Tocha Pestana são uma das mais frescas encarnações do que é música portuguesa. E isto vale muito.
Na passado dia 29 de Maio de 2017, há exactamente um mês, deu-se um debate histórico na televisão portuguesa – a RTP, ainda em jeito de celebrações por ter conquistado a Europa (bem, para ser preciso foi um pouco mais, já que a Austrália também participou) de uma forma inédita através da vitória no Eurovisão da Canção, lembrou-se de trazer para a ribalta (que é como quem diz para o seu horário nobre) um tema que nos toca profundamente – a “música portuguesa”. Como sempre, foram convidados vários especialistas na matéria, de forma a ir-se ao fundo da questão. Como sempre, não se conseguiu nem começar a levantar uma pontinha do véu. Superficialidade total para inglês ver, zero substância, fellatios a torto e a direito aos manos Sobral (que, fique claro não tem culpa do que lhes aconteceu, quer dizer, se calhar um bocadinho, vá), e no fim um vazio. Não vazio total, há que admitir, houve um convidado de seu nome Ricardo Ribeiro que foi o único a contrariar a tendência fellatiana e lançou a verdadeira questão que ninguém pegou – o que é isso de “música portuguesa” que estamos para aqui a falar? É que somos um país pequeno, mas de uma diversidade riquíssima no que à música que se cá produz diz respeito. Na mouche, digo eu, caro Ricardo. Porque raio queremos enfiar num mesmo saco produtos completamente diferentes, só por serem de um mesmo país, em vez de celebrar a diversidade?

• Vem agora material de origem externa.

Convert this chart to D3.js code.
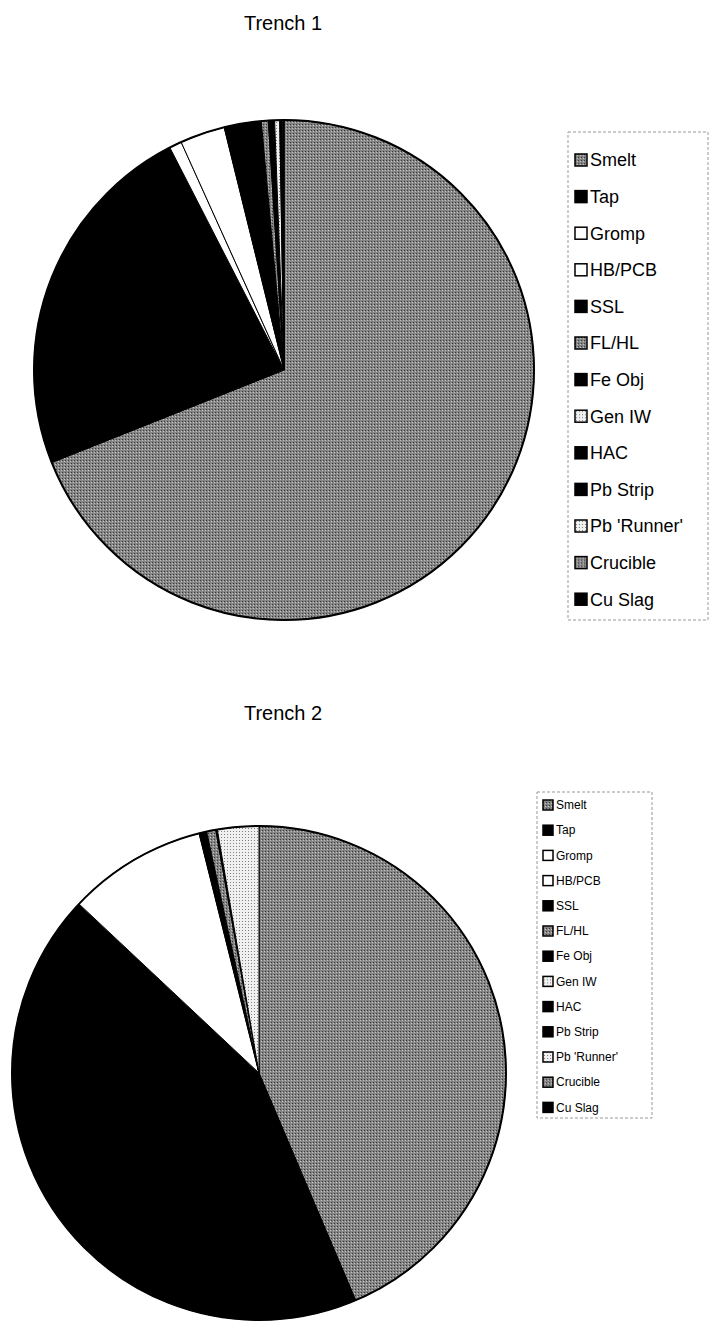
<!DOCTYPE html>
<html>
<head>
<meta charset="utf-8">
<script src="https://cdn.jsdelivr.net/npm/d3@7/dist/d3.min.js"></script>
<style>
  html, body { margin: 0; padding: 0; background: #fff; }
  svg { display: block; }
  text { font-family: "Liberation Sans", Arial, sans-serif; fill: #000; }
</style>
</head>
<body>
<svg id="chart" width="712" height="1324"></svg>
<script>
// ---- data ----
const categories = ["Smelt", "Tap", "Gromp", "HB/PCB", "SSL", "FL/HL", "Fe Obj", "Gen IW", "HAC", "Pb Strip", "Pb 'Runner'", "Crucible", "Cu Slag"];
const trench1Values = [69.0, 23.5, 0.8, 2.9, 2.4, 0.45, 0.4, 0.33, 0.1, 0.05, 0.05, 0.05, 0.02];
const trench2Values = [43.6, 43.4, 0.0, 9.1, 0.5, 0.6, 0.1, 2.7, 0.0, 0.0, 0.0, 0.0, 0.0];
const titles = ["Trench 1", "Trench 2"];
const fillKinds = ["gray", "black", "white", "white", "black", "gray", "black", "light", "black", "black", "light", "gray", "black"];

// ---- drawing ----
const svg = d3.select("#chart");
const defs = svg.append("defs");

const grayPat = defs.append("pattern").attr("id", "pat-gray")
  .attr("width", 3).attr("height", 3).attr("patternUnits", "userSpaceOnUse");
grayPat.append("rect").attr("width", 3).attr("height", 3).attr("fill", "#858585");
grayPat.append("rect").attr("x", 0).attr("y", 0).attr("width", 1).attr("height", 1).attr("fill", "#3a3a3a");
grayPat.append("rect").attr("x", 2).attr("y", 1).attr("width", 1).attr("height", 1).attr("fill", "#c4c4c4");

const lightPat = defs.append("pattern").attr("id", "pat-light")
  .attr("width", 3).attr("height", 3).attr("patternUnits", "userSpaceOnUse");
lightPat.append("rect").attr("width", 3).attr("height", 3).attr("fill", "#f0f0f0");
lightPat.append("rect").attr("x", 1).attr("y", 1).attr("width", 1).attr("height", 1).attr("fill", "#808080");

const fillFor = k => ({ gray: "url(#pat-gray)", black: "#000", white: "#fff", light: "url(#pat-light)" })[k];
const color = d3.scaleOrdinal().domain(categories).range(fillKinds.map(fillFor));

const panels = [
  { values: trench1Values, title: titles[0], cx: 284, cy: 370, r: 250, titleY: 30,
    legend: { x: 568, y: 132, w: 140, h: 488, font: 18, sw: 12, first: 160, step: 36.6, pad: 7 } },
  { values: trench2Values, title: titles[1], cx: 259, cy: 1073, r: 247, titleY: 720,
    legend: { x: 537, y: 792, w: 115, h: 326, font: 12, sw: 10, first: 805, step: 25.2, pad: 6 } }
];

const pie = d3.pie().sort(null).value(d => d.v);

panels.forEach(p => {
  const data = categories.map((c, i) => ({ c, v: p.values[i] }));
  const arc = d3.arc().innerRadius(0).outerRadius(p.r);

  svg.append("text").attr("x", 283).attr("y", p.titleY)
    .attr("text-anchor", "middle").attr("font-size", 20).text(p.title);

  const g = svg.append("g").attr("transform", `translate(${p.cx},${p.cy})`);
  g.selectAll("path").data(pie(data).filter(d => d.data.v > 0)).join("path")
    .attr("d", arc)
    .attr("fill", d => color(d.data.c))
    .attr("stroke", "#000").attr("stroke-width", 1);
  g.append("circle").attr("r", p.r).attr("fill", "none").attr("stroke", "#000").attr("stroke-width", 2);

  const L = p.legend;
  svg.append("rect").attr("x", L.x).attr("y", L.y).attr("width", L.w).attr("height", L.h)
    .attr("fill", "none").attr("stroke", "#999").attr("stroke-width", 1)
    .attr("stroke-dasharray", "3,2");
  const items = svg.append("g").selectAll("g").data(categories).join("g")
    .attr("transform", (d, i) => `translate(${L.x + L.pad},${L.first + i * L.step})`);
  items.append("rect").attr("x", 0).attr("y", -L.sw / 2).attr("width", L.sw).attr("height", L.sw)
    .attr("fill", d => color(d)).attr("stroke", "#000").attr("stroke-width", 1.5);
  items.append("text").attr("x", L.sw + 3).attr("y", 0).attr("dy", "0.35em")
    .attr("font-size", L.font).text(d => d);
});
</script>
</body>
</html>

Celebremos então a diversidade da música que é feita em Portugal através de um produto chamado Tocha Pestana, a meu ver a melhor conjugação num só foco do que é a música portuguesa. A sua dedicação à causa levou-os a realmente experimentar in loco o que é a música no nosso cantinho, tendo passado um ano em concertos nos mais diversos locais; desde a festa da aldeia, à concentração motard; desde clubes urbanos como Musicbox e Plano B, a festivais independentes (Milhões Festa) e outros dedicados a bandas portuguesas (Cem Soldos). Gonçalo Tocha e Didio Pestana são indiscutivelmente pessoas curiosas, que quando querem conhecer algo atiram-se de cabeça e vão até ao limite para incorporarem em si as vivências obtidas. Também o demonstraram nas incursões feitas no cinema com “Balaou”, “A Mãe e o Mar” e sobretudo com a experiência de imersão total que nos tornou a todos um pouco corvinos, “É na Terra, não é na Lua”.
Mas voltemos à música. TopFlop é o segundo álbum da banda que se propõe a “unir circuitos separados, entre o popular e a elite.” Fá-lo através da recuperação de uma fórmula de outra grande banda portuguesa, os Repórter Estrábico, conjugando guitarra e sintetizador, sendo o ritmo a força motora da canção, umas vezes com uma batida mais electrónica, outras mais rock. Importa recordar que os Repórter Estrábico passaram uma década a ser praticamente desconhecidos do público, sobrevivendo como um fenómeno de culto, com seguidores fiéis e dedicados. Passaram anos e praticamente nada mudou, em 2017 também não basta fazer música pertinente para se ser escutado. E não é com vitórias em festivais Eurovisão que vamos lá, é preciso haver vontade dos meios em divulgar a excelente música que se faz em Portugal, com programas a isso dedicados, com educação nas escolas, mostrando toda a maravilhosa diversidade que acima falei, e que, reforço agora, vai desde o cante alentejano, à música pimba, ao rock, ao metal, ao fado. Há espaço para todos. Felizmente vai haver sempre um público que percebe para lá do que se lhes põe à frente.
“Eu Sou Visão” é pop perfeita, “Furacão” parece que leva tudo à frente, “Baile Minimal” ironiza os after-hours techno (“A noite não dá troco/sabe a pouco”). Tudo envolto com referências de bailes populares e às noitadas nas cidades e nas discotecas de terra, à excessiva utilização de estrangeirismos na nossa forma de falar, em purpurina e brilhantes, sempre com a ironia que tão bem caracteriza a alma portuguesa (e não só a saudade, a eterna saudade dos fados). É ouvir e saudar a existência de projectos que são sérios e merecem atenção.